Essentially equating the way the media peddles violence with the way a pornographer sells sex, You Must Be Evil was a vicious attack on news-hounds who sniff out footage of cold-blooded murder. Conveying Rea’s distaste with squalling slide guitar, the song also featured gospel backing singers who aid Rea as he damns the TV networks for delivering the devil’s work.

Disentangling himself from the newswire, Rea followed the success of the album’s title track by releasing That’s What They Always Say as a single in November 1989, further expounding on how ordinary people wish to escape the grim reality of everyday life but struggle to realise their personal ambitions (“Tomorrow is another day/The money junkie fades away”).

“I could see the whole world just becoming horrible, very quickly”

The other song born of Josie’s harrowing experience was the lush orchestral epic Tell Me There’s A Heaven, which came about after Rea’s father-in-law tried to console Josie at dinner by telling her that the murdered man had gone to heaven. After watching his daughter sleeping in her bed that night, Rea wished he could rest as soundly.

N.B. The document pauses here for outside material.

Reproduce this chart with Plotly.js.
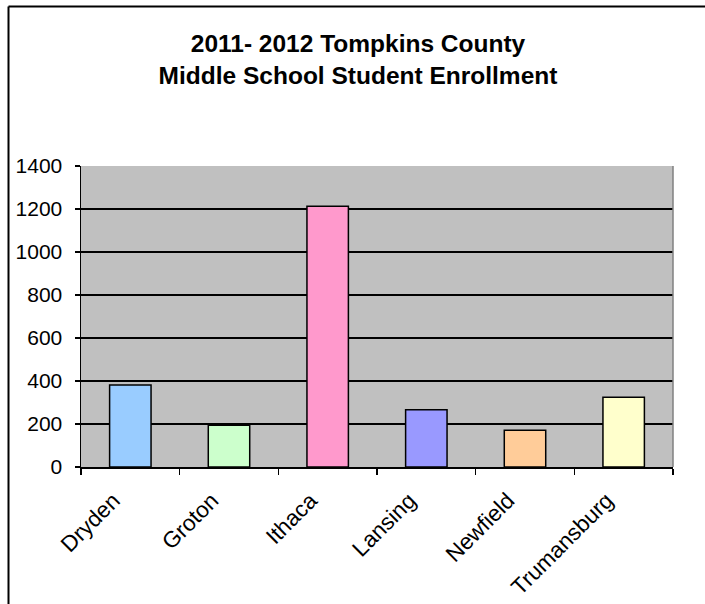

“I could see the whole world just becoming horrible, very quickly,” he later said. “I’d like someone to tell me there’s a heaven as well, you know.” Released in January 1990 as the third single from the album, the string-laden song peaked at No.24 in the UK and still sounds immaculate today, thanks to producer Jon Kelly’s heart-rending work at the controls. As a meditation on an afterlife where the injustices of the world might be resolved, it’s a sombre and thought-provoking album closer.

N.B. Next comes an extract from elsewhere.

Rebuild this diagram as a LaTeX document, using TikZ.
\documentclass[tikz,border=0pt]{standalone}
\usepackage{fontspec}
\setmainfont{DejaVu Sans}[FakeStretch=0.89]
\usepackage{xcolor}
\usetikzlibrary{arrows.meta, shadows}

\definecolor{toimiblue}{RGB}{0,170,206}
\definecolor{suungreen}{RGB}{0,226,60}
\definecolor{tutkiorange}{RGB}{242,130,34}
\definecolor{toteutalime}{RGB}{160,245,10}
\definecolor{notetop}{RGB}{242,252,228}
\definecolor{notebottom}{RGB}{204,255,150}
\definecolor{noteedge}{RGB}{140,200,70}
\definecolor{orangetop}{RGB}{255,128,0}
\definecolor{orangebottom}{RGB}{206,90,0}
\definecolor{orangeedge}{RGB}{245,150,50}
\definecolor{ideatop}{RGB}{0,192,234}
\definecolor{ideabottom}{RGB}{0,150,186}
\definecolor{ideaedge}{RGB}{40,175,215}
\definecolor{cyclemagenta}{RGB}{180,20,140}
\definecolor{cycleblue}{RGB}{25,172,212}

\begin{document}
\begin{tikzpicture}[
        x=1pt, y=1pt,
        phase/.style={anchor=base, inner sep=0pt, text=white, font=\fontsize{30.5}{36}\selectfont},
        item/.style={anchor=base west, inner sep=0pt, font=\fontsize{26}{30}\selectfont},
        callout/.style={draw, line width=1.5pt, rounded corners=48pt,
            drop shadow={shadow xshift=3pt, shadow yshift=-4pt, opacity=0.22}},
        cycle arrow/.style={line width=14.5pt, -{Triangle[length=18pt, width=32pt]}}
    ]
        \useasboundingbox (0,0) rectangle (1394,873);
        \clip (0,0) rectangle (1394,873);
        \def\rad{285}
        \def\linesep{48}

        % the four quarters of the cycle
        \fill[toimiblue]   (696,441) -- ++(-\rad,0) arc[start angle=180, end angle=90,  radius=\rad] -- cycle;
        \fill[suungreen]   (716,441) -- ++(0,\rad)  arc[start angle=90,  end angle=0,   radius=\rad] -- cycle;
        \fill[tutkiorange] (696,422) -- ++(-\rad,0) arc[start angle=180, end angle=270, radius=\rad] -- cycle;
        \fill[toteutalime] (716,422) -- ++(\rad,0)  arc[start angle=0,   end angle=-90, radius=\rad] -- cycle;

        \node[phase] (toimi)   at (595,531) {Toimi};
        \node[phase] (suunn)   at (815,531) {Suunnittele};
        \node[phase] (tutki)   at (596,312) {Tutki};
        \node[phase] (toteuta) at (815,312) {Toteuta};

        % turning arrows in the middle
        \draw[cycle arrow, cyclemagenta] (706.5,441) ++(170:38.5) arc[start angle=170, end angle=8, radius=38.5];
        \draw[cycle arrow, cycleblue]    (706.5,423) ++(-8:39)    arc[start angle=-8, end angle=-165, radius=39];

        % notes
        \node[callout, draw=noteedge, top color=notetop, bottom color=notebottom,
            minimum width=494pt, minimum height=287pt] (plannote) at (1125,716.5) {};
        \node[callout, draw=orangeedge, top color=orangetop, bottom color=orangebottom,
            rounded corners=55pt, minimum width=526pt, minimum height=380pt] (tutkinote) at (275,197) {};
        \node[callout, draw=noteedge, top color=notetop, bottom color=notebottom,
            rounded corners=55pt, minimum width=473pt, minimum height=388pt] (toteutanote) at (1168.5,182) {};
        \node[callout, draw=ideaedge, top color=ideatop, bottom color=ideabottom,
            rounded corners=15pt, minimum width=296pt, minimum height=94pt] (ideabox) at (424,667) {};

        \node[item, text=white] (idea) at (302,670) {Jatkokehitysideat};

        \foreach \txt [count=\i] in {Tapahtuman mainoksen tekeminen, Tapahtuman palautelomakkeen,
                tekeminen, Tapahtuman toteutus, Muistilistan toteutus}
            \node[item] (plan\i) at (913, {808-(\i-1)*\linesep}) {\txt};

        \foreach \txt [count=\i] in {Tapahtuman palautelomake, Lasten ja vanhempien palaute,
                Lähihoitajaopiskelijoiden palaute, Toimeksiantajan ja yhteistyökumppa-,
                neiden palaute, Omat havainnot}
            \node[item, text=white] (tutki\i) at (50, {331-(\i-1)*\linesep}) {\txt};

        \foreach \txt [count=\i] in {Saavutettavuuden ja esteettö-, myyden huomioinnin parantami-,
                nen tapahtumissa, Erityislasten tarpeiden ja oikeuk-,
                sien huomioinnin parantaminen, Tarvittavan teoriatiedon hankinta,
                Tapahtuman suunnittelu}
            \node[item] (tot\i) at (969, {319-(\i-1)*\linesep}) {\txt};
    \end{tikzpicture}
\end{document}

Though there’s no doubting that The Road To Hell is a journey into Chris Rea’s sobering and somewhat jaded worldview, there are also glimmers of hope in the shape of album tracks such as Looking For A Rainbow. One of the singer’s most blissfully escapist songs, it finds him scanning the horizon and plaintively wishing his troubles away (“I see a rainbow/I say that’s the land of milk and honey”).

The final single to be released from the album was Texas, yet another track that reflects Chris Rea’s desire to escape the dreary surroundings of urban life and embrace a more bucolic existence as a farm owner. Depicting the Lone Star State as a rural hinterland far removed from the London smog, the song reached No.69 in the UK and paid tribute to the songwriter’s love of roots music.

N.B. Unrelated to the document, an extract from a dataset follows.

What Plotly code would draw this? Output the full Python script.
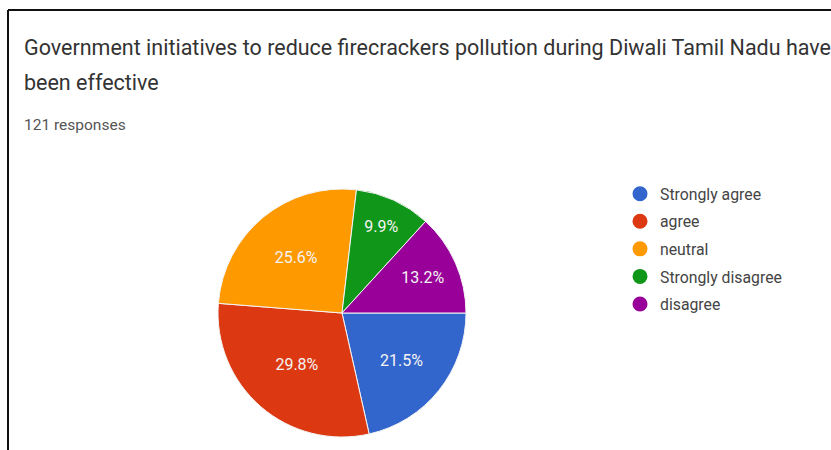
import plotly.graph_objects as go

# Survey answers (121 responses)
labels = ["Strongly agree", "agree", "neutral", "Strongly disagree", "disagree"]
counts = [26, 36, 31, 12, 16]
colors = ["#3366cc", "#dc3912", "#ff9900", "#109618", "#990099"]

title_line1 = "Government initiatives to reduce firecrackers pollution during Diwali Tamil Nadu have"
title_line2 = "been effective"
subtitle = f"{sum(counts)} responses"

W, H = 831, 450
cx, cy, r = 342, 313, 124  # pie centre / radius in pixels

fig = go.Figure()

fig.add_trace(go.Pie(
    labels=labels,
    values=counts,
    sort=False,
    direction="clockwise",
    rotation=90,
    marker=dict(colors=colors, line=dict(color="#f4f4f4", width=1)),
    texttemplate="%{percent:.1%}",
    textposition="inside",
    insidetextorientation="horizontal",
    textfont=dict(family="Roboto", size=16, color="#f4f4f4"),
    showlegend=False,
    hoverinfo="label+percent",
    domain=dict(x=[(cx - r) / W, (cx + r) / W],
                y=[(H - cy - r) / H, (H - cy + r) / H]),
))

# Circular legend markers, one entry per answer
for i, (lab, col) in enumerate(zip(labels, colors)):
    fig.add_trace(go.Scatter(
        x=[None], y=[None], mode="markers", name=lab,
        legendgroup=f"g{i}",
        marker=dict(color=col, size=15, symbol="circle"),
    ))

fig.update_layout(
    width=W, height=H,
    margin=dict(l=0, r=0, t=0, b=0),
    paper_bgcolor="white",
    plot_bgcolor="white",
    xaxis=dict(visible=False),
    yaxis=dict(visible=False),
    legend=dict(
        x=620 / W, y=1 - 177 / H, xanchor="left", yanchor="top",
        font=dict(family="Roboto", size=15.8, color="#444"),
        tracegroupgap=4,
        bgcolor="rgba(0,0,0,0)",
    ),
    annotations=[
        dict(text=title_line1, x=22 / W, y=1 - 47 / H, xref="paper", yref="paper",
             xanchor="left", yanchor="middle", showarrow=False,
             font=dict(family="Roboto", size=21.5, color="#333")),
        dict(text=title_line2, x=22 / W, y=1 - 83 / H, xref="paper", yref="paper",
             xanchor="left", yanchor="middle", showarrow=False,
             font=dict(family="Roboto", size=21.5, color="#333")),
        dict(text=subtitle, x=22 / W, y=1 - 125 / H, xref="paper", yref="paper",
             xanchor="left", yanchor="middle", showarrow=False,
             font=dict(family="Roboto", size=15.5, color="#555")),
    ],
    shapes=[
        dict(type="line", xref="paper", yref="paper",
             x0=8 / W, x1=1, y0=1 - 10 / H, y1=1 - 10 / H,
             line=dict(color="#111", width=2)),
        dict(type="line", xref="paper", yref="paper",
             x0=8 / W, x1=8 / W, y0=0, y1=1 - 10 / H,
             line=dict(color="#111", width=2)),
    ],
)

fig.write_html("out.html")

“It was perfect for me. I couldn’t stop that one selling!”

Despite finding Rea’s voice in typically smoky form, and showcasing his bluesy guitar chops at their finest, The Road To Hell was considered to be an unusual way to kick off his major-label career. As a proven singer-songwriter with a magical formula of laidback blues cuts and Mark Knopfler-esque grooves, the decision to create a moody, atmospheric album full of grim social critiques seemed like a bit of a gamble. In fact, it made record executives a little uneasy.

“I had a lot of trouble with Road To Hell,” Rea later told Classic Rock magazine, recalling how its follow-up was already waiting in a lay-by as backup. “If Road To Hell didn’t work we would jump straight away to Auberge and forget about it.” As it transpired, The Road To Hell topped the UK chart and went on to sell 1.2 million copies. “It was perfect for me,” Rea later reflected. “I couldn’t stop that one selling!”

Now widely regarded as his commercial breakthrough, The Road To Hell spent 16 months on the album charts and showed that following his muse could pay off no matter where it led him. Not only did the album prove a formidable showcase for Rea’s love of rootsy slide guitar, it also saw his blue-collar songwriting soar to even greater heights as he harnessed a relatable experience of motorway angst into a broader concept piece that homed in on Rea’s everyman appeal. By finding his way out of gridlock, The Road To Hell saw Chris Rea clock up more mileage than at any other point in his career.